Wednesday, April 28, 2010

Logos Hope to the Rescue!!!

Monday April 26 as Logos Hope left Bermuda we were notified that a small sailing vessel was overdue in arriving and had not been seen. We were asked to alter our course to see if we could locate the schooner.

Turns out we ended up in the part of the water north of Bermuda on the charts that says "Area to be avoided"- yikes! BUT we were able to find him and be the communication link (due to radio's not reaching far enough) to help rescue the lone sailor on a sailing schooner who's engine room was flooding and sail was in tatters, who'd been up the last 24 hours (after 11 days at sea!) trying to ride out the rough weather... We stayed with him through the evening, keeping our searchlight shining on him so the pilot/rescue boat from Bermuda was able to come and pick him up to tow him in from where we had located him. Exciting evening!

Saturday, April 3, 2010

Reflections - recent highlights of my life

Traveling down a rutted Jamaican rode, wearing the infamous uniform blue "Hope Team" T-shirts, out to serve the community!

Here are some pictures of my life. The day in, day out, what I do. As you can see, a lot of my life is my job, but that is our part in the ministry! Gotta keep this ship sailing for Jesus...!

Painting the outside of the ship - After six months in deck department, you are allowed to work "over the side" of the ship! Of course we wear harnesses and take all the safety precautions necessary, but it's still a pretty fun privilege to hang on the outside! This was my first time to work aloft!

Risk Assessments - I was asked to be Deck Department Risk Assessment Representative, so for a few weeks my job was paperwork and thinking. For those of you who have worked in businesses/companies that have done this, you may have some idea of what it entails. I wrote up about 50 RAs in total; describing for each job we do, the safety measures in place, and deciding if they are sufficient. It was a challenge that I enjoyed, but - as the picture was staged to show - I realized I am very glad I do NOT have a sit-down "office job" most of the time!

Off day - Imogen (South Africa) and I at an aquarium in the Bahamas. Yay for the two hours we spent walking there and back to go see it, but hey, it's better than paying for transportation when you're on a missionary budget!

Splicing! - One of my favorite jobs, especially during sailing!
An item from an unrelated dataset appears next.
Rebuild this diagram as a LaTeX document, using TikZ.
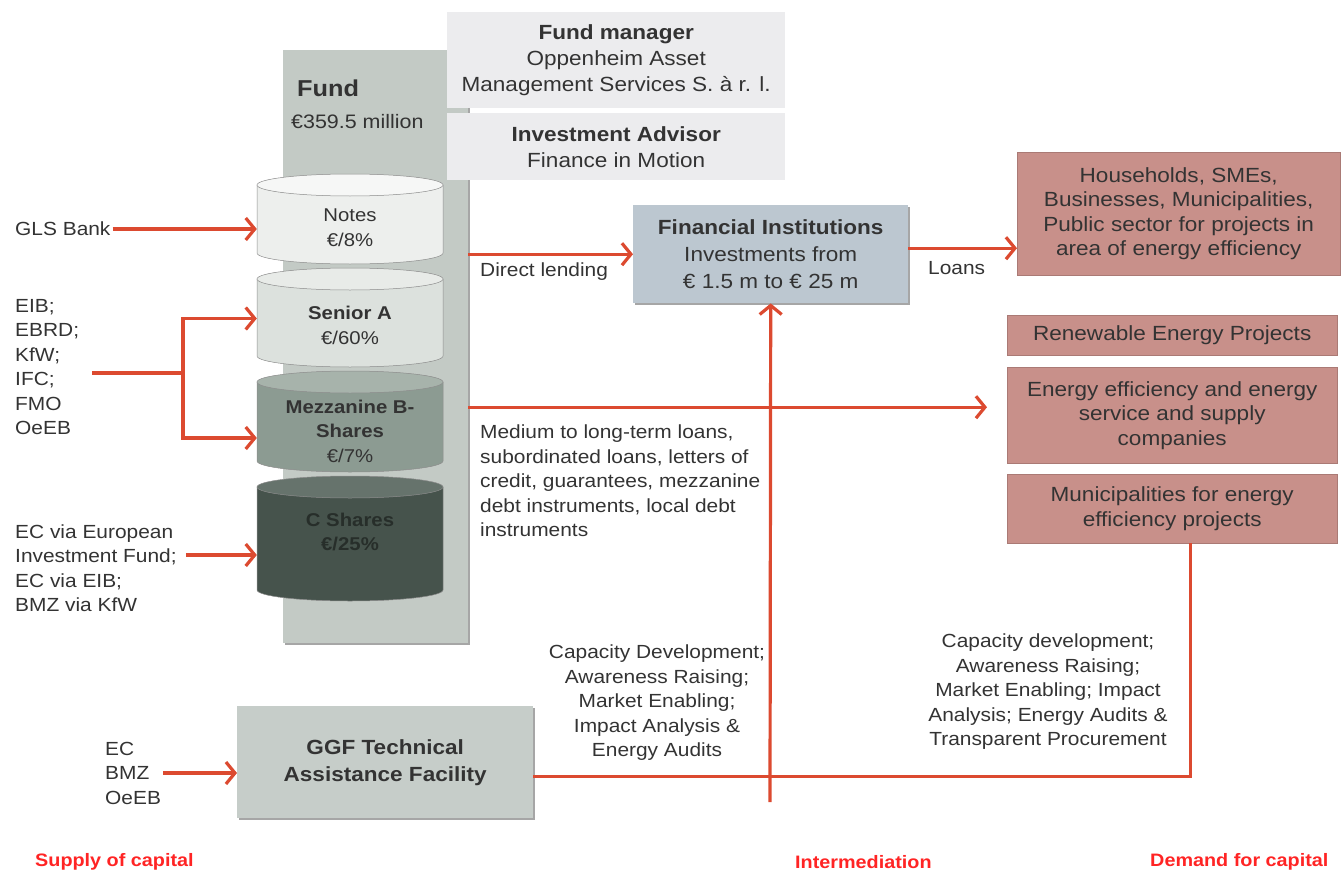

This was an 8-strand eye splice fixing one of the lines that holds the ship to the dock.

The finished product! I'm quite proud of this splice; it turned out amazing!

Cultural Hour - A little more in the forefront of the ministry, I recently got to be the MC (mistress of ceremonies - introducing the acts/tying everything together) for "Cultural Hour", an hour long event held on the weekends in our Hope Theater where we display an array of dances, music and dramas to show the various cultures of the 50 nationalities represented onboard - and interwoven through it, present the gospel message. In this one I wore my Chinese dress and explained my "mix" of cultures. I enjoy public speaking!

Well, hope you enjoyed that peek into my life! Have a great day!

Kingston, JAMAICA

This was our most recent port in Kingston, Jamaica. The white in the center is our ship and all that grey is the cement factory. This cement factory at our berth required a lot of coal, so there was a mountain of black right outside the ship - you can imagine the dust and dirt that got tracked in by the 135,758 visitors we had here!
It wasn't a very pretty place to be docked for the almost five weeks were were there, so we had to find beauty in other things; the sunrise during a gangway watch, the smile of children - children who are victims of abuse in this country with one of the highest crime rates and the 7th highest murder rate in the world. (;;
Those places the travel advisories said not to go, we sent teams. It wasn't a safe port. But we were not tourists here; we were the hands and feet of Jesus. Just looking at the line of visitors waiting to come onboard (below) you can see why the book fair staff and all those in contact with the public were exhausted after our long visit in Jamaica. It wasn't an easy port. But it WAS a rewarding port. So many visitors. So many opportunities for ministry. And so many Bibles sold - 14,150.

I don't know what you think of when you think of Jamaica, but this visit has forever changed what comes to my mind. A country with a beautiful culture, but scarred by pain. Abuse, violence, poverty. Somehow I missed the postcard colors and beautiful beaches, and instead saw a different side of this Caribbean island. I saw reality - the cement factory grey. Maybe it's because unlike the tourists, we didn't come for us; we came for them, the people of Jamaica.